Base camp helps reach the peaks
11/30/1984 Several people have suggested that I read M. Scott Peck’s book, “The Road Less Traveled.” So I finally bought a copy and am glad I did.
This is an exceptional book written by a very sensitive psychiatrist. The intriguing aspect of the this book is it’s emphasis on building love and developing spiritual growth in today’s society.
Dr. Peck is concerned about marital disruption and the number of divorces in the United States. He also gives his insights into what it will take for marriages to survive in these contemporary times. The psychiatrist does so by making an interesting comparison between marriage and mountain climbing.
He notes, “When dealing with couples my wife and I draw the analogy between marriage and a base camp for mountain climbing. If one wants to climb mountains one must have a good base camp, a place where there are shelter and provisions, where one may receive nurture and rest before one ventures forth again to seek another summit.

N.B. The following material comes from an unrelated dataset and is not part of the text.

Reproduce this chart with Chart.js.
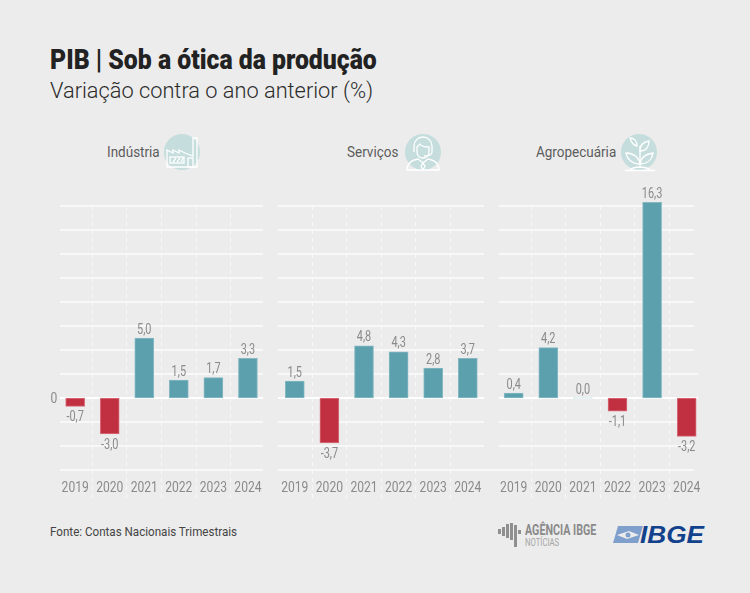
<!DOCTYPE html>
<html lang="pt-BR">
<head>
<meta charset="utf-8">
<title>PIB | Sob a ótica da produção</title>
<script src="https://cdn.jsdelivr.net/npm/chart.js@4"></script>
<style>
html,body{margin:0;padding:0;background:#ececec;}
#page{position:relative;width:750px;height:593px;overflow:hidden;background:#ececec;font-family:"Roboto",sans-serif;}
#page canvas{position:absolute;left:0;top:0;}
.txt{position:absolute;white-space:nowrap;transform-origin:left top;line-height:1;}
#title{left:50px;top:47px;font-size:27px;font-weight:900;color:#222;transform:scaleX(.918);}
#subtitle{left:50px;top:79px;font-size:22.5px;font-weight:300;color:#2a2a2a;transform:scaleX(.968);}
.panel-name{top:145px;font-size:15.5px;color:#5c5c5c;transform:scaleX(.87);}
#source{left:50px;top:525px;font-size:13.5px;color:#444;transform:scaleX(.86);}
svg{position:absolute;overflow:visible;}
</style>
</head>
<body>
<div id="page">
  <div class="txt" id="title">PIB | Sob a ótica da produção</div>
  <div class="txt" id="subtitle">Variação contra o ano anterior (%)</div>

  <div class="txt panel-name" style="left:107px">Indústria</div>
  <div class="txt panel-name" style="left:347px">Serviços</div>
  <div class="txt panel-name" style="left:536px">Agropecuária</div>

  <!-- icones -->
  <svg style="left:164px;top:134px" width="36" height="36" fill="none" stroke="#fff" stroke-width="1.3">
    <circle cx="18" cy="18" r="18" fill="#c5dddd" stroke="none"/>
    <path d="M3 33V16l6 3v-3l6 3v-3l6 3 8 3V4h4v29z"/>
    <rect x="6" y="23" width="14" height="6"/>
    <path d="M9 28l3-4M13 28l3-4M17 28l2-4"/>
    <rect x="24" y="24" width="5" height="9"/>
  </svg>
  <svg style="left:405px;top:134px" width="36" height="36" fill="none" stroke="#fff" stroke-width="1.3">
    <circle cx="18" cy="18" r="18" fill="#c5dddd" stroke="none"/>
    <path d="M12 13v5c0 4 3 6 6 6s6-2 6-6v-5c-4 0-8-1-9-3-1 1-2 2-3 3z"/>
    <path d="M9 18v-6a9 9 0 0 1 18 0v6M27 18c0 3-3 4-8 4"/>
    <path d="M2 36c0-7 5-10 11-11l5 4 5-4c6 1 11 4 11 11zM18 29l-2 3 2 4 2-4z"/>
  </svg>
  <svg style="left:621px;top:134px" width="36" height="36" fill="none" stroke="#fff" stroke-width="1.3">
    <circle cx="18" cy="18" r="18" fill="#c5dddd" stroke="none"/>
    <path d="M4 36.500h30M9 36c4-4 16-4 20 0M19 34V12"/>
    <path d="M19 30c-8 0-13-5-14-11 7 0 13 4 14 11zM19 30c1-7 5-10 13-11-1 7-6 11-13 11zM19 17c0-6 3-9 9-10 0 6-3 10-9 10zM16 12c-4-1-6-4-7-8 4 0 7 3 7 8z"/>
  </svg>

  <div class="txt" id="source">Fonte: Contas Nacionais Trimestrais</div>

  <!-- logos -->
  <svg style="left:498px;top:523px" width="24" height="24" fill="#8f8f8f">
    <path d="M0 6h3v5H0zM4 4h3v9H4zM8 1h3v14H8zM12 0h3v17h-3zM16 2h3v22h-3zM20 7h3v4h-3z"/>
  </svg>
  <div class="txt" style="left:525px;top:523px;font-size:15.500px;font-weight:700;color:#8a8a8a;transform:scaleX(.69);">AGÊNCIA IBGE</div>
  <div class="txt" style="left:525px;top:537px;font-size:11px;color:#a5a5a5;transform:scaleX(.7);">NOTÍCIAS</div>
  <svg style="left:613px;top:526px" width="30" height="17">
    <path d="M5 0h25l-5 17H0z" fill="#7f9fcd"/>
    <path d="M4 9l12-4 10 4-12 4z" fill="#ececec"/>
    <circle cx="15" cy="9" r="2.500" fill="#7f9fcd"/>
  </svg>
  <div class="txt" style="left:640px;top:523px;font-family:'Liberation Sans';font-size:24px;font-weight:bold;font-style:italic;color:#12428c;transform:scaleX(1.09);">IBGE</div>

  <canvas id="chart_industria" width="750" height="593"></canvas>
  <canvas id="chart_servicos" width="750" height="593"></canvas>
  <canvas id="chart_agro" width="750" height="593"></canvas>
</div>

<script>
const years = ["2019","2020","2021","2022","2023","2024"];
const industria = [-0.7,-3.0,5.0,1.5,1.7,3.3];
const servicos = [1.5,-3.7,4.8,4.3,2.8,3.7];
// no original as barras de servicos sao mais baixas que os rotulos, alturas
const servicosBars = [1.4,-3.75,4.35,3.85,2.5,3.3];
const agropecuaria = [0.4,4.2,0.0,-1.1,16.3,-3.2];
const gridTicks = [-6,-4,-2,0,2,4,6,8,10,12,14,16];

const font_name = '"Roboto",sans-serif';
const text_gray = "#8a8a8a";

function narrowText(c, txt, x, y, squeeze){
    c.save();
    c.translate(x, y);
    c.scale(squeeze, 1);
    c.fillText(txt, 0, 0);
    c.restore();
}

const panelPlugin = {
    id: "panel",
    beforeDatasetsDraw(chart, args, opts){
        const c = chart.ctx, x = chart.scales.x, y = chart.scales.y;
        c.save();
        gridTicks.forEach(t => {
            const py = y.getPixelForValue(t);
            const ends = opts.gridEnds(t);
            c.beginPath();
            c.strokeStyle = t === 0 ? "#ffffff" : "#f8f8f8";
            c.lineWidth = 2;
            c.moveTo(ends[0], py);
            c.lineTo(ends[1], py);
            c.stroke();
        });
        c.strokeStyle = "#f8f8f8";
        c.lineWidth = 1;
        c.setLineDash([4,4]);
        for(let i=1;i<years.length;i++){
            const px = Math.floor((x.getPixelForValue(i-1)+x.getPixelForValue(i))/2)+0.5;
            c.beginPath();
            c.moveTo(px, y.getPixelForValue(16));
            c.lineTo(px, 498);
            c.stroke();
        }
        c.restore();
    },
    afterDatasetsDraw(chart, args, opts){
        const c = chart.ctx, x = chart.scales.x, y = chart.scales.y;
        const bars = chart.data.datasets[0].data;
        c.save();
        c.fillStyle = text_gray;
        c.textAlign = "center";
        c.textBaseline = "alphabetic";
        opts.labels.forEach((v,i) => {
            const txt = v.toFixed(1).replace(".",",");
            const py = y.getPixelForValue(bars[i]);
            c.font = "14px " + font_name;
            narrowText(c, txt, x.getPixelForValue(i), v < 0 ? py+15 : py-4.5, 0.78);
            c.font = "15.5px " + font_name;
            narrowText(c, years[i], x.getPixelForValue(i), 492, 0.78);
        });
        if(opts.showZero){
            c.font = "15.5px " + font_name;
            narrowText(c, "0", 54, y.getPixelForValue(0)+4.5, 0.78);
        }
        c.restore();
    }
};

function makePanel(id, bars, labels, left, right, gridEnds, showZero){
    new Chart(document.getElementById(id).getContext("2d"), {
        type: "bar",
        data: {
            labels: years,
            datasets: [{
                data: bars,
                backgroundColor: bars.map(v => v === 0 ? "#cfe3e6" : v < 0 ? "#c03040" : "#5ca0ae"),
                borderColor: bars.map(v => v === 0 ? "#cfe3e6" : v < 0 ? "#d8707c" : "#85b8c3"),
                borderWidth: 1,
                borderSkipped: false,
                barThickness: 19,
                minBarLength: 1
            }]
        },
        options: {
            responsive: false,
            animation: false,
            layout: { padding: { left: left, right: 750-right, top: 182, bottom: 123 } },
            plugins: {
                legend: { display: false },
                tooltip: { enabled: false },
                panel: { labels: labels, gridEnds: gridEnds, showZero: showZero }
            },
            scales: {
                x: { display: false },
                y: { display: false, min: -6, max: 18 }
            }
        },
        plugins: [panelPlugin]
    });
}

makePanel("chart_industria", industria, industria, 57.9, 265.2, t => [60,263], true);
makePanel("chart_servicos", servicosBars, servicos, 277.5, 485.1, t => [278, t === -6 ? 499 : 484], false);
makePanel("chart_agro", agropecuaria, agropecuaria, 496.4, 704, t => [499, t === 0 || t === 2 ? 698 : 694], false);
</script>
</body>
</html>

“Successful mountain climbers know that they must spend as much time, if not more, tending to their base camp as they actually do in climbing mountains, for their survival is dependent upon their seeing to it that their base camp is sturdily constructed and well stocked.”
Dr. Peck continues, “A common and traditionally masculine marital problem is created by the husband who, once he is married, devotes all his energies to climbing mountains and none to tending to his marriage, or base camp, expecting it to be there in perfect order whenever he chooses to return to it for rest and recreation without his assuming any responsibility for its maintenance.
“Sooner or later this approach to the problem fails and he returns to find his untended base camp a shambles, his neglected wife having been hospitalized for a nervous breakdown, having run off with another man, or in some other way having renounced her job as camp caretaker.”
“An equally common and traditionally feminine marital problem,” he continues, “is created by the wife who, once she is married, feels that the goal of her life has been achieved. To her the base camp is the peak. She cannot understand or empathize with her husband’s need for achievement and experiences beyond the marriage, and reacts to them with jealousy and never-ending demands that he devote increasing more energy to the home.
“Like other resolutions of the problem, this one creates a relationship that is suffocating and stultifying, from which the husband, feeling trapped and limited, may likely flee in a moment of ‘mid-life crisis.’”
So what does Dr. Peck conclude? “The women’s movement has been helpful in pointing the way to what is obviously the only ideal resolution: marriage as a truly cooperative institution, requiring great mutual contribution, requiring great mutual contributions and care, time and energy, but existing for the primary purpose of nurturing each of the participants for individual journeys toward his or her own individual peaks of spiritual growth. Male and female both must tend to the hearth and both must venture forth.”
Do you agree with Dr. Peck’s analysis of contemporary marriage and his comparison to mountain climbing? He suggests husbands need to spend more time and attention to the base camp. And wives need to scale more mountain peaks if marriages are going to not only survive, but also thrive in these modern times.
There is also something else to consider. Both husbands and wives must also realize that no success in mountain climbing can compensate for failure in the base camp.